Other than Lee, the best that the potential free agent market has to offer includes Jeremy Bonderman, Bronson Arroyo, Ted Lilly, Jeff Francis, Hiroki Kuroda, Kevin Correia, Jon Garland, Carl Pavano, and Brad Penny. All of those pitchers have their flaws, but you have to kick the tires on each, and consider whether any of them might fit into the plan. Additionally, you can roll the dice on Brandon Webb, Justin Duschsherer, and/or Dontrelle Willis — note I say “additionally”, not “instead of”. Expecting Kelvim Escobar to be the setup man after throwing only 5 pitches in 2009 was dumb; acquiring a true setup man and signing Escobar for depth would have been a worthwhile gamble. Similarly, getting a solid starter and taking a chance on Webb (for example) is a manageable risk with promising upside.

There may be decent starting pitchers available via trade, as well. There’s buzz that Matt Garza could be shopped, and the A’s may part with NJ native Vin Mazzaro in the right deal. Garza may be difficult to pry away, but Mazzaro could be obtainable — and chances are, there will be pitchers with skill levels in between those two who are on the block this winter.

It may make sense to acquire two solid starters; perhaps one by trade and one via free agency. In fact, that wouldn’t be a terrible idea even if Santana didn’t injure his shoulder — a team can never have too many pitchers.

The Mets can and should build their 2011 club with the thought that Santana’s spot needs to be filled. It should be a nice surprise and a bonus if Johan Santana is healthy and able by April 2011 — not an expectation. That’s not pessimism, it is good planning.

Joe Janish began MetsToday in 2005 to provide the unique perspective of a high-level player and coach -- he earned NCAA D-1 All-American honors as a catcher and coached several players who went on to play pro ball. As a result his posts often include mechanical evaluations, scout-like analysis, and opinions that go beyond the numbers. Follow Joe's baseball tips on Twitter at @onbaseball and at the On Baseball Google Plus page.
  1. John September 13, 2010 at 11:02 pm
    What you described would be what a prudent team would do. But this does not seem to be part of their DNA. I guess we’ll see if this has been Minaya’s flaw of if it is Jeffy once Minaya is gone.
  2. murph September 14, 2010 at 2:19 am
    If I had a $20M per year weapon acquired strictly to pitch the team into the post-season (aka Santana), I would shut him down every September that the team was not in contention.

    So I applaud the Mets for shutting Santana down this month.
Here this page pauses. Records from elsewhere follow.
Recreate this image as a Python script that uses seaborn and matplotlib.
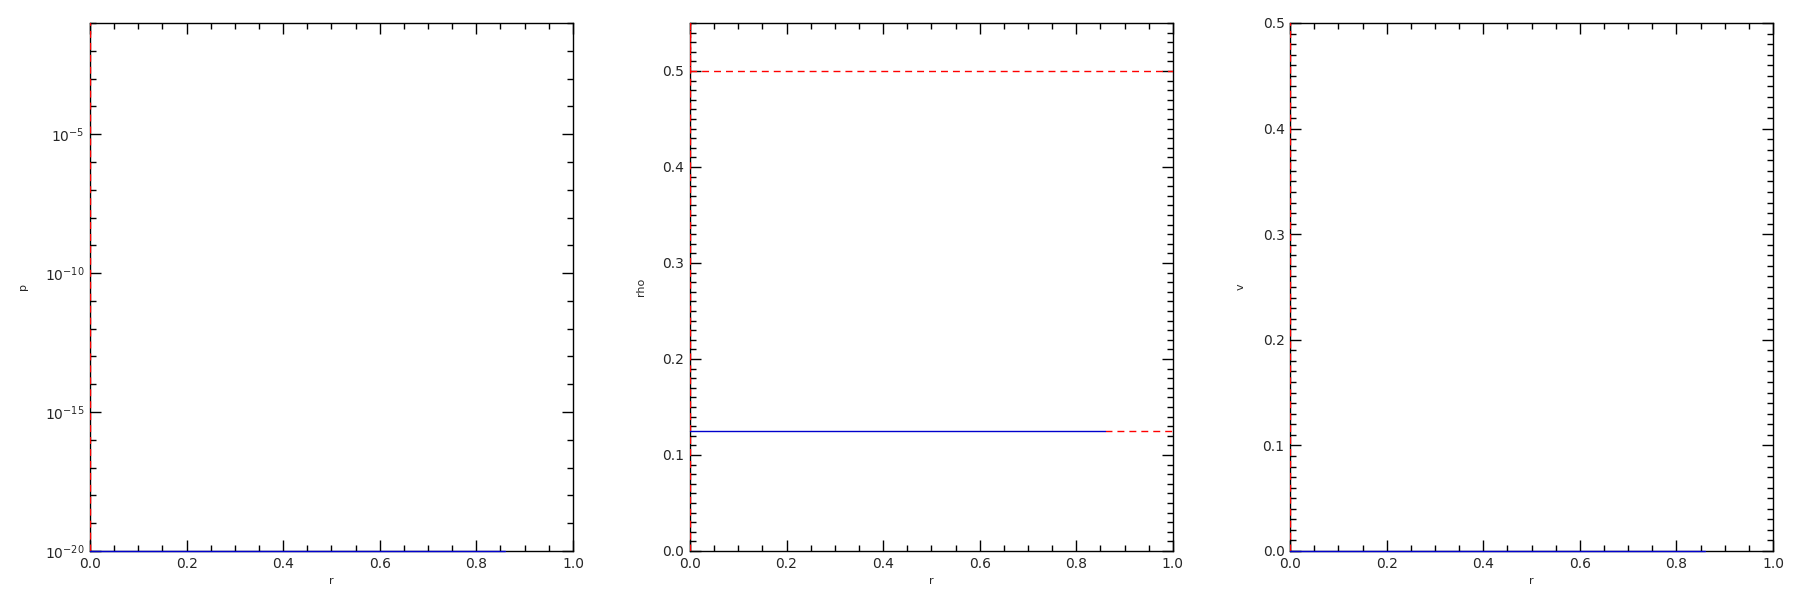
import numpy as np
import pandas as pd
import matplotlib
matplotlib.use("Agg")
import matplotlib.pyplot as plt
from matplotlib.ticker import (MultipleLocator, FixedLocator, FormatStrFormatter,
                               LogFormatterSciNotation, NullFormatter)
import seaborn as sns

# numerical solution (blue) - only the cells up to r ~ 0.86 are filled
r_num = [0.0, 0.86]
p_num = [1e-20, 1e-20]
rho_num = [0.125, 0.125]
v_num = [0.0, 0.0]

# reference solution (red dashed)
r_p_ref = [0.0, 0.0]
p_ref = [1e-20, 1.0]
r_rho_ref = [0.0, 0.0, 0.0, 1.0]
rho_ref = [0.0, 1.0, 0.5, 0.5]
r_rho_amb = [0.86, 1.0]
rho_amb = [0.125, 0.125]
r_v_ref = [0.0, 0.0]
v_ref = [0.0, 1.0]

sns.set_style("ticks")
plt.rcParams['font.family'] = ['DejaVu Sans']
plt.rcParams['mathtext.fontset'] = 'dejavusans'

fig = plt.figure(figsize=(18, 6), dpi=100)
lefts = [0.05, 0.3833, 0.7167]
axes = [fig.add_axes([l, 0.0817, 0.2683, 0.88]) for l in lefts]

red_kw = dict(color='red', lw=1.0, dashes=(5, 3.6), estimator=None, sort=False,
              legend=False, zorder=3)
blue_kw = dict(color='#0000cc', lw=1.0, estimator=None, sort=False, legend=False,
               zorder=4, clip_on=False)


def draw(ax, x, y, **kw):
    df = pd.DataFrame({'x': x, 'y': y})
    sns.lineplot(data=df, x='x', y='y', ax=ax, **kw)


# p
ax = axes[0]
ax.set_yscale('log')
draw(ax, r_p_ref, p_ref, **red_kw)
draw(ax, r_num, p_num, **blue_kw)
ax.set_ylim(1e-20, 1e-1)
ax.yaxis.set_major_locator(FixedLocator([1e-20, 1e-15, 1e-10, 1e-5]))
ax.yaxis.set_minor_locator(FixedLocator([10.0 ** k for k in range(-20, 0)]))
ax.yaxis.set_major_formatter(LogFormatterSciNotation())
ax.yaxis.set_minor_formatter(NullFormatter())
ax.set_ylabel('p')

# rho
ax = axes[1]
draw(ax, r_rho_amb, rho_amb, **red_kw)
draw(ax, r_rho_ref, rho_ref, **red_kw)
draw(ax, r_num, rho_num, **blue_kw)
ax.set_ylim(0, 0.55)
ax.yaxis.set_major_locator(MultipleLocator(0.1))
ax.yaxis.set_minor_locator(MultipleLocator(0.01))
ax.yaxis.set_major_formatter(FormatStrFormatter('%.1f'))
ax.set_ylabel('rho')

# v
ax = axes[2]
draw(ax, r_v_ref, v_ref, **red_kw)
draw(ax, r_num, v_num, **blue_kw)
ax.set_ylim(0, 0.5)
ax.yaxis.set_major_locator(MultipleLocator(0.1))
ax.yaxis.set_minor_locator(MultipleLocator(0.01))
ax.yaxis.set_major_formatter(FormatStrFormatter('%.1f'))
ax.set_ylabel('v')

for ax in axes:
    ax.set_xlim(0, 1)
    ax.xaxis.set_major_locator(MultipleLocator(0.2))
    ax.xaxis.set_minor_locator(MultipleLocator(0.05))
    ax.xaxis.set_major_formatter(FormatStrFormatter('%.1f'))
    ax.set_xlabel('r', fontsize=8, labelpad=4)
    ax.yaxis.label.set_size(8)
    ax.yaxis.labelpad = 12
    ax.tick_params(which='both', direction='in', top=True, right=True,
                   width=1, color='black', labelsize=10, pad=4)
    ax.tick_params(which='major', length=8)
    ax.tick_params(which='minor', length=4)
    for s in ax.spines.values():
        s.set_linewidth(1)
        s.set_color('black')
    ax.grid(False)

fig.savefig('out.png', dpi=100)
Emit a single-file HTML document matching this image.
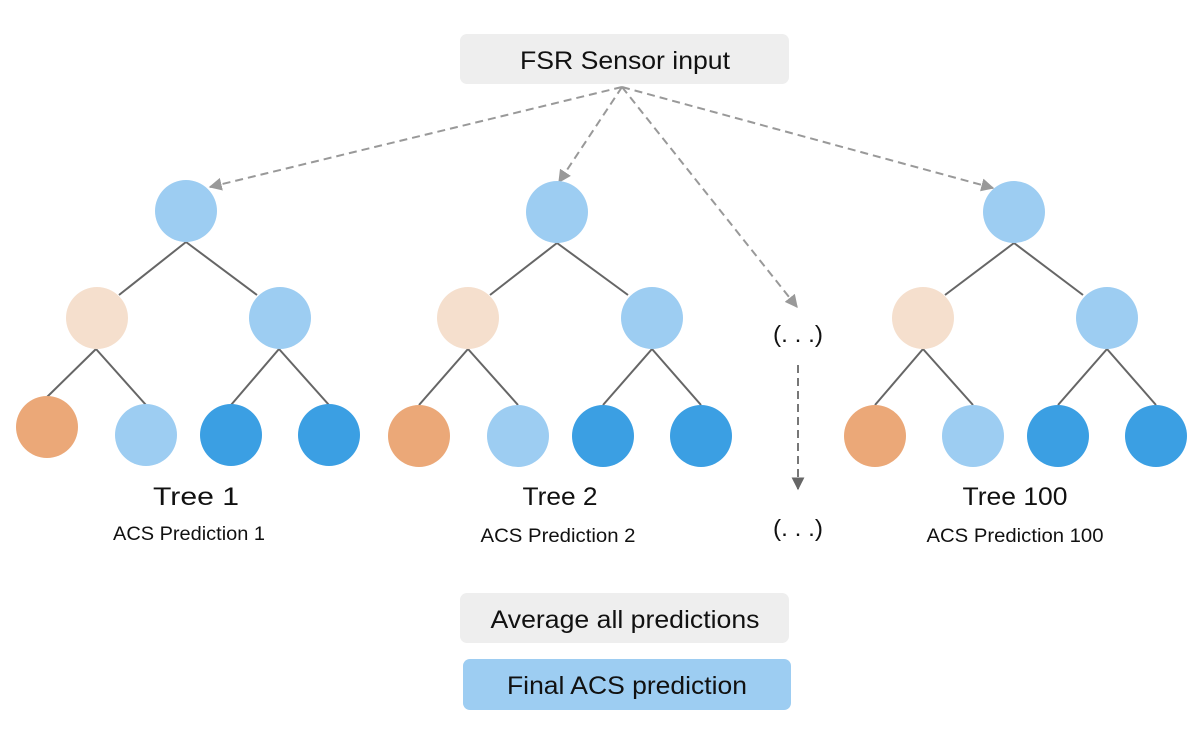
<!DOCTYPE html>
<html><head><style>
body{margin:0;background:#fff;}
svg text{font-family:"Liberation Sans",sans-serif;fill:#111;}
</style></head><body>
<svg width="1204" height="745" viewBox="0 0 1204 745" xmlns="http://www.w3.org/2000/svg">
<defs>
<marker id="a" viewBox="0 0 10 10" refX="9" refY="5" markerWidth="6.5" markerHeight="6.5" orient="auto"><path d="M0,0 L10,5 L0,10 z" fill="#999"/></marker>
<marker id="b" viewBox="0 0 10 10" refX="9" refY="5" markerWidth="6.5" markerHeight="6.5" orient="auto"><path d="M0,0 L10,5 L0,10 z" fill="#666"/></marker>
</defs>
<rect x="460" y="34" width="329" height="50" rx="7" fill="#eeeeee"/>
<text x="625" y="69" font-size="25" text-anchor="middle" textLength="210" lengthAdjust="spacingAndGlyphs">FSR Sensor input</text>
<g stroke="#999" stroke-width="2" stroke-dasharray="8,5" fill="none">
<line x1="622" y1="87" x2="210" y2="187" marker-end="url(#a)"/>
<line x1="622" y1="87" x2="559" y2="182" marker-end="url(#a)"/>
<line x1="622" y1="87" x2="797" y2="307" marker-end="url(#a)"/>
<line x1="622" y1="87" x2="993" y2="188" marker-end="url(#a)"/>
</g>
<line x1="798" y1="365" x2="798" y2="489" stroke="#777" stroke-width="2" stroke-dasharray="8,5" marker-end="url(#b)"/>
<text x="798" y="342" font-size="23" text-anchor="middle" textLength="50" lengthAdjust="spacingAndGlyphs">(. . .)</text>
<text x="798" y="536" font-size="23" text-anchor="middle" textLength="50" lengthAdjust="spacingAndGlyphs">(. . .)</text>
<g stroke="#666" stroke-width="2" fill="none">
<path d="M186,242 L119,295 M186,242 L257,295 M96,349 L47,397 M96,349 L146,405 M279,349 L231,405 M279,349 L329,405"/>
<path d="M557,243 L490,295 M557,243 L628,295 M468,349 L419,405 M468,349 L518,405 M652,349 L603,405 M652,349 L701,405"/>
<path d="M1014,243 L945,295 M1014,243 L1083,295 M923,349 L875,405 M923,349 L973,405 M1107,349 L1058,405 M1107,349 L1156,405"/>
</g>
<g>
<circle cx="186" cy="211" r="31" fill="#9dcdf2"/>
<circle cx="97" cy="318" r="31" fill="#f5dfcd"/>
<circle cx="280" cy="318" r="31" fill="#9dcdf2"/>
<circle cx="47" cy="427" r="31" fill="#eba878"/>
<circle cx="146" cy="435" r="31" fill="#9dcdf2"/>
<circle cx="231" cy="435" r="31" fill="#3b9fe3"/>
<circle cx="329" cy="435" r="31" fill="#3b9fe3"/>
<circle cx="557" cy="212" r="31" fill="#9dcdf2"/>
<circle cx="468" cy="318" r="31" fill="#f5dfcd"/>
<circle cx="652" cy="318" r="31" fill="#9dcdf2"/>
<circle cx="419" cy="436" r="31" fill="#eba878"/>
<circle cx="518" cy="436" r="31" fill="#9dcdf2"/>
<circle cx="603" cy="436" r="31" fill="#3b9fe3"/>
<circle cx="701" cy="436" r="31" fill="#3b9fe3"/>
<circle cx="1014" cy="212" r="31" fill="#9dcdf2"/>
<circle cx="923" cy="318" r="31" fill="#f5dfcd"/>
<circle cx="1107" cy="318" r="31" fill="#9dcdf2"/>
<circle cx="875" cy="436" r="31" fill="#eba878"/>
<circle cx="973" cy="436" r="31" fill="#9dcdf2"/>
<circle cx="1058" cy="436" r="31" fill="#3b9fe3"/>
<circle cx="1156" cy="436" r="31" fill="#3b9fe3"/>
</g>
<text x="196" y="505" font-size="25" text-anchor="middle" textLength="86" lengthAdjust="spacingAndGlyphs">Tree 1</text>
<text x="189" y="540" font-size="19" text-anchor="middle" textLength="152" lengthAdjust="spacingAndGlyphs">ACS Prediction 1</text>
<text x="560" y="505" font-size="25" text-anchor="middle" textLength="75" lengthAdjust="spacingAndGlyphs">Tree 2</text>
<text x="558" y="542" font-size="19" text-anchor="middle" textLength="155" lengthAdjust="spacingAndGlyphs">ACS Prediction 2</text>
<text x="1015" y="505" font-size="25" text-anchor="middle" textLength="105" lengthAdjust="spacingAndGlyphs">Tree 100</text>
<text x="1015" y="542" font-size="19" text-anchor="middle" textLength="177" lengthAdjust="spacingAndGlyphs">ACS Prediction 100</text>
<rect x="460" y="593" width="329" height="50" rx="7" fill="#eeeeee"/>
<text x="625" y="628" font-size="25" text-anchor="middle" textLength="269" lengthAdjust="spacingAndGlyphs">Average all predictions</text>
<rect x="463" y="659" width="328" height="51" rx="7" fill="#9dcdf2"/>
<text x="627" y="694" font-size="25" text-anchor="middle" textLength="240" lengthAdjust="spacingAndGlyphs">Final ACS prediction</text>
</svg>
</body></html>
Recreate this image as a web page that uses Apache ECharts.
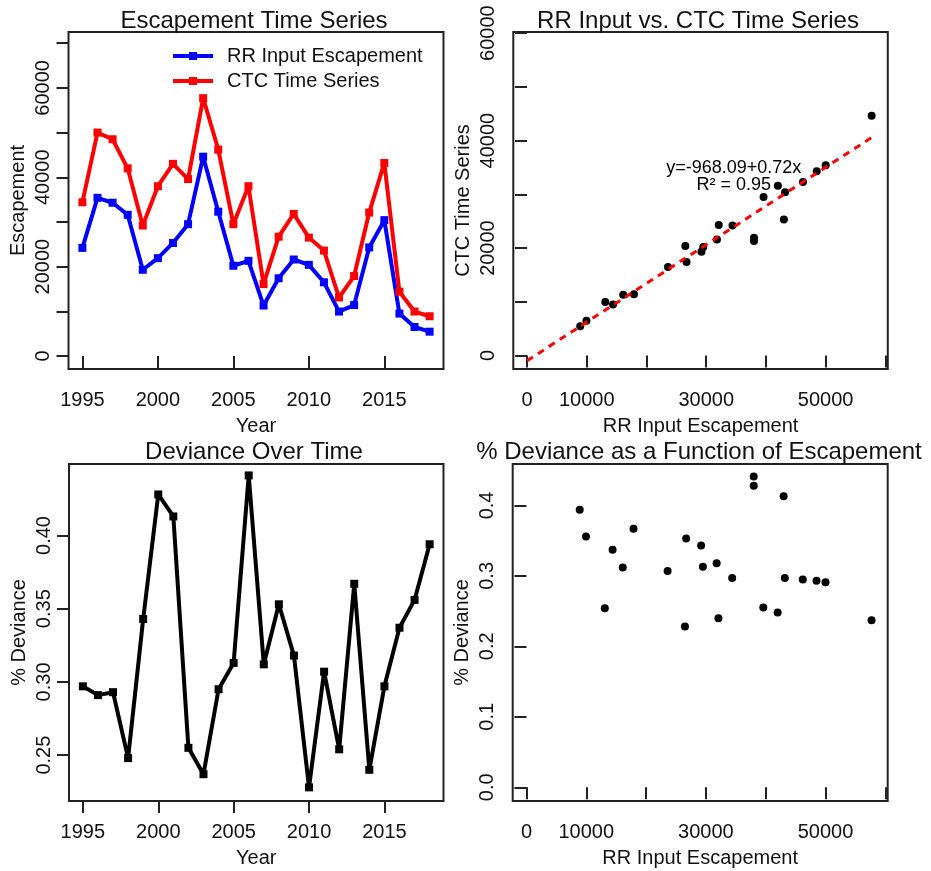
<!DOCTYPE html>
<html>
<head>
<meta charset="utf-8">
<script src="https://cdn.jsdelivr.net/npm/echarts@6/dist/echarts.min.js"></script>
<style>
  html, body { margin: 0; padding: 0; background: #fff; }
  #chart { width: 931px; height: 871px; }
</style>
</head>
<body>
<div id="chart"></div>
<script>
// Annual escapement, 1995-2018
const years = [1995, 1996, 1997, 1998, 1999, 2000, 2001, 2002, 2003, 2004, 2005, 2006,
               2007, 2008, 2009, 2010, 2011, 2012, 2013, 2014, 2015, 2016, 2017, 2018];
const rrEscapement = [24200, 35400, 34300, 31600, 19300, 21900, 25300, 29500, 44600, 32300, 20200, 21300,
                      11300, 17400, 21600, 20400, 16500, 9950, 11400, 24300, 30400, 9500, 6500, 5450];
const ctcSeries = [34400, 50000, 48500, 42000, 29200, 38000, 43000, 39600, 57700, 46200, 29500, 38000,
                   16100, 26700, 31800, 26500, 23600, 13100, 17900, 32100, 43200, 14400, 9950, 8900];
const pctDeviance = [0.297, 0.291, 0.293, 0.248, 0.343, 0.428, 0.413, 0.255, 0.237, 0.295, 0.313, 0.441,
                     0.312, 0.353, 0.318, 0.228, 0.307, 0.254, 0.367, 0.240, 0.297, 0.337, 0.356, 0.394];

// Linear fit reported on the scatter panel
const fitIntercept = -968.09;
const fitSlope = 0.72;
const fitR2 = 0.95;
const fitLabelAt = [34600, 33300];

// Tick positions and the subset that carries labels
const yearTicks = [1995, 2000, 2005, 2010, 2015];
const escTicks = [0, 10000, 20000, 30000, 40000, 50000, 60000, 70000];
const escLabels = [0, 20000, 40000, 60000];
const scatTicks = [0, 10000, 20000, 30000, 40000, 50000, 60000];
const scatXLabels = [0, 10000, 30000, 50000];
const scatYLabels = [0, 20000, 40000, 60000];
const devTimeTicks = [0.25, 0.30, 0.35, 0.40];
const devScatTicks = [0, 0.1, 0.2, 0.3, 0.4];

const FONT = 'Liberation Sans, Arial, sans-serif';
const INK = '#111';
const FRAME = '#222';

function axisBase(ticks, labels, fmt, rotate) {
  return {
    type: 'value',
    splitLine: { show: false },
    axisLine: { show: false },
    axisTick: { show: true, length: 12, customValues: ticks, lineStyle: { color: FRAME, width: 2 } },
    axisLabel: {
      customValues: labels, formatter: fmt, rotate: rotate || 0,
      fontFamily: FONT, fontSize: 20, color: INK, margin: rotate ? 15 : 21
    },
    nameTextStyle: { fontFamily: FONT, fontSize: 20, color: INK },
    nameLocation: 'middle'
  };
}
const plain = v => String(v);

function xAx(grid, min, max, ticks, labels, name, fmt) {
  return Object.assign(axisBase(ticks, labels, fmt || plain, 0),
    { gridIndex: grid, min, max, name, nameGap: 47 });
}
function yAx(grid, min, max, ticks, labels, name, fmt) {
  return Object.assign(axisBase(ticks, labels, fmt || plain, 90),
    { gridIndex: grid, min, max, name, nameGap: 40, nameRotate: 90 });
}

const gridStyle = { show: true, borderColor: FRAME, borderWidth: 2, backgroundColor: 'transparent' };

const maxCtc = Math.max(...ctcSeries);
const fitLine = [[0, fitIntercept], [maxCtc, fitIntercept + fitSlope * maxCtc]];

function titleText(text, x, y) {
  return {
    type: 'text', x, y,
    style: { text, fontFamily: FONT, fontSize: 24, fill: INK, textAlign: 'center', textVerticalAlign: 'middle' }
  };
}

const dot = { color: '#000', opacity: 1 };

const chart = echarts.init(document.getElementById('chart'), null, { renderer: 'canvas' });
chart.setOption({
  animation: false,
  backgroundColor: '#fff',
  graphic: [
    titleText('Escapement Time Series', 254, 21),
    titleText('RR Input vs. CTC Time Series', 698, 21),
    titleText('Deviance Over Time', 254, 452),
    titleText('% Deviance as a Function of Escapement', 699, 452)
  ],
  legend: {
    data: ['RR Input Escapement', 'CTC Time Series'],
    orient: 'vertical', left: 171, top: 46, padding: 0,
    itemWidth: 40, itemHeight: 10, itemGap: 5,
    lineStyle: { width: 4 },
    textStyle: { fontFamily: FONT, fontSize: 20, color: INK, lineHeight: 20, padding: [0, 0, 0, 9] }
  },
  grid: [
    Object.assign({ left: 68.5, top: 32, width: 375, height: 337 }, gridStyle),
    Object.assign({ left: 513.3, top: 32, width: 374.5, height: 337 }, gridStyle),
    Object.assign({ left: 69, top: 464, width: 374.5, height: 337 }, gridStyle),
    Object.assign({ left: 512.7, top: 464, width: 375, height: 337 }, gridStyle)
  ],
  xAxis: [
    xAx(0, 1994.08, 2018.92, yearTicks, yearTicks, 'Year'),
    xAx(1, -2300, 60400, scatTicks, scatXLabels, 'RR Input Escapement'),
    xAx(2, 1994.08, 2018.92, yearTicks, yearTicks, 'Year'),
    xAx(3, -2300, 60400, scatTicks, scatXLabels, 'RR Input Escapement')
  ],
  yAxis: [
    yAx(0, -2900, 72500, escTicks, escLabels, 'Escapement'),
    yAx(1, -2500, 60200, scatTicks, scatYLabels, 'CTC Time Series'),
    yAx(2, 0.2187, 0.4488, devTimeTicks, devTimeTicks, '% Deviance', v => v.toFixed(2)),
    yAx(3, -0.0195, 0.4588, devScatTicks, devScatTicks, '% Deviance', v => v.toFixed(1))
  ],
  series: [
    {
      name: 'RR Input Escapement', type: 'line', xAxisIndex: 0, yAxisIndex: 0,
      data: years.map((yr, i) => [yr, rrEscapement[i]]),
      symbol: 'rect', symbolSize: 8, showAllSymbol: true,
      lineStyle: { color: '#0000ff', width: 4 }, itemStyle: { color: '#0000ff', opacity: 1 }
    },
    {
      name: 'CTC Time Series', type: 'line', xAxisIndex: 0, yAxisIndex: 0,
      data: years.map((yr, i) => [yr, ctcSeries[i]]),
      symbol: 'rect', symbolSize: 8, showAllSymbol: true,
      lineStyle: { color: '#ff0000', width: 4 }, itemStyle: { color: '#ff0000', opacity: 1 }
    },
    {
      name: 'fit', type: 'line', xAxisIndex: 1, yAxisIndex: 1,
      data: fitLine, symbol: 'none',
      lineStyle: { color: '#ff0000', width: 3, type: [7, 6] }
    },
    {
      name: 'pairs', type: 'scatter', xAxisIndex: 1, yAxisIndex: 1,
      data: ctcSeries.map((x, i) => [x, rrEscapement[i]]),
      symbol: 'circle', symbolSize: 8, itemStyle: dot
    },
    {
      name: 'fitLabel', type: 'scatter', xAxisIndex: 1, yAxisIndex: 1,
      data: [fitLabelAt], symbolSize: 0, silent: true, z: 5,
      itemStyle: { opacity: 1 },
      label: {
        show: true, position: 'inside',
        formatter: 'y=' + fitIntercept.toFixed(2) + '+' + fitSlope.toFixed(2) + 'x\nR\u00B2 = ' + fitR2.toFixed(2),
        fontFamily: FONT, fontSize: 18, lineHeight: 17, color: '#000', align: 'center', verticalAlign: 'middle'
      }
    },
    {
      name: 'deviance', type: 'line', xAxisIndex: 2, yAxisIndex: 2,
      data: years.map((yr, i) => [yr, pctDeviance[i]]),
      symbol: 'rect', symbolSize: 8, showAllSymbol: true,
      lineStyle: { color: '#000', width: 4 }, itemStyle: { color: '#000', opacity: 1 }
    },
    {
      name: 'devVsEsc', type: 'scatter', xAxisIndex: 3, yAxisIndex: 3,
      data: ctcSeries.map((x, i) => [x, pctDeviance[i]]),
      symbol: 'circle', symbolSize: 8, itemStyle: dot
    }
  ]
});
</script>
</body>
</html>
Turns out he has already been seen by Dr. Andrews and surgery is already scheduled at HSS.

    I agree that building a 2011 rotation with the assumption that J.S. is not available is a good idea. It can only help, especially if Johan can recover quickly.

    But a 1-2-3 of Pelfrey, Niese & Dickey is not enough to compete against Halliday, Oswalt & Hamels.
    Therefore, another top of the line starter is required.

    You can never have enough pitching.
    Remember when the Mets had Gooden, Darling, Cone, Ojeda & Fernandez (1988) and still went out and got Frank Viola?

    That may be a bad example, because the Mets didn’t make the playoffs for another 11 years after ’88. (including 6 of 10 seasons under .500 from ’89-’98)
    But the Mets definitely need more than Meijia, Misch, Gee & (cough cough) Perez as Plan B going into 2011.